The Asian Network for Free Elections (ANFREL) said in a preliminary report that “voting processes on Election Day ran smoothly, albeit characterized by some variances in the implementation of procedures which did not significantly impact the quality of voter experience or the integrity of the ballot.”

However, ANFREL said the “tabulation and consolidation of ballots were deeply flawed, which led to an announcement of some preliminary results that were wildly inaccurate on election night” which damaged the “perceived integrity of the general election.”

It also pointed out concerns during the campaign period, such as allegations of vote buying and a “broad and deep” abuse of government resources to benefit the Palang Pracharat party, which supports the military regime that has governed the country since the coup of 2014.

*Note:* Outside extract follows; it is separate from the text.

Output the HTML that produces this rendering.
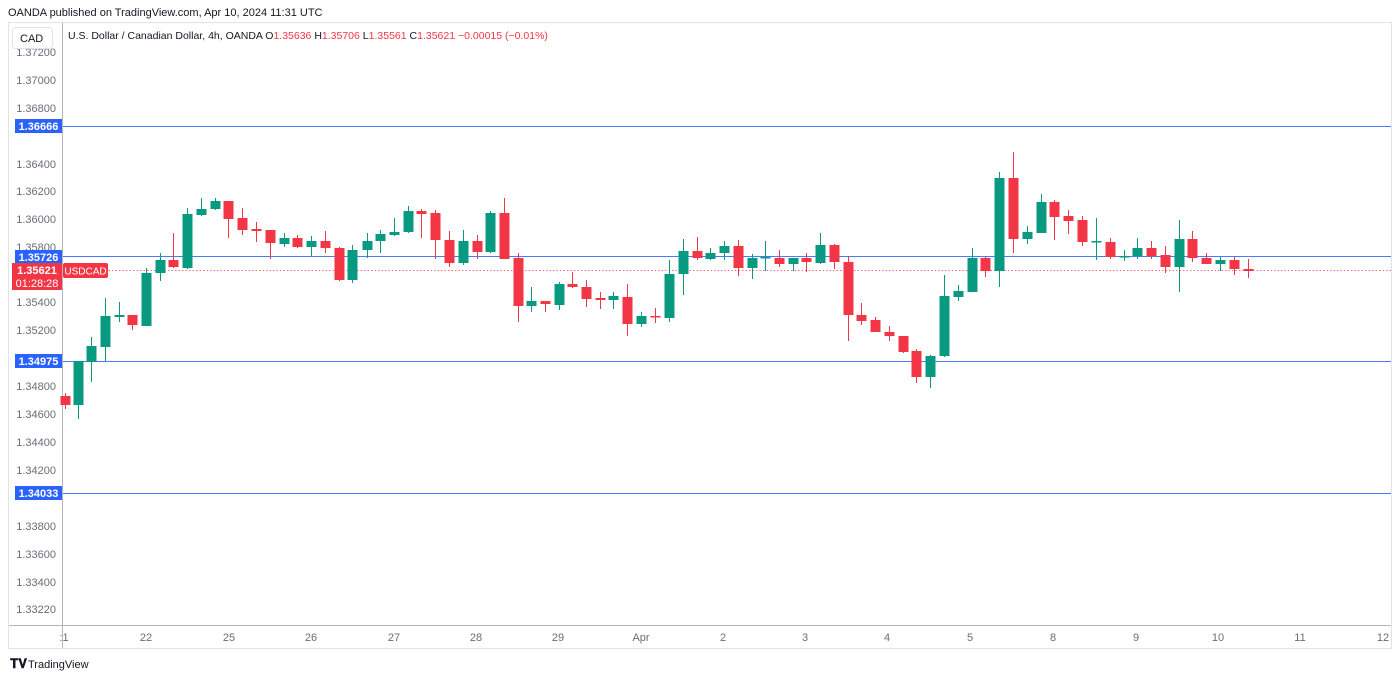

The organization also said that the legal framework for the election “contains a variety of undemocratic provisions which tilt the electoral playing field, provide the unelected National Council for Peace and Order (NCPO) with extraordinary powers which continue up to, and in some areas beyond, the formation of a new government, and impose restrictions on the fundamental freedoms of expression and assembly.”

The NCPO has the authority to handpick the 250 members of the senate, who along with the 500-member parliament for which Thais voted on Sunday, will decide the new prime minister and government.

The Election Commission has yet to announce the official poll results and has until May 9 to do so.

The 45-day delay is lawful but the EC should foster the public’s trust by revealing them as soon as possible, ANFREL Secretary-General Rohana Nishanta Hettiarachchie, said in a press conference.

Hettiarachchie added that many Thais “don’t fully trust the electoral system” designed by the military but refused to answer repeated questions from several reporters about whether the elections had been fair or not.

Meanwhile, the European External Action Service issued a statement late Monday in which it said it was important that “reported irregularities are resolved swiftly and transparently.”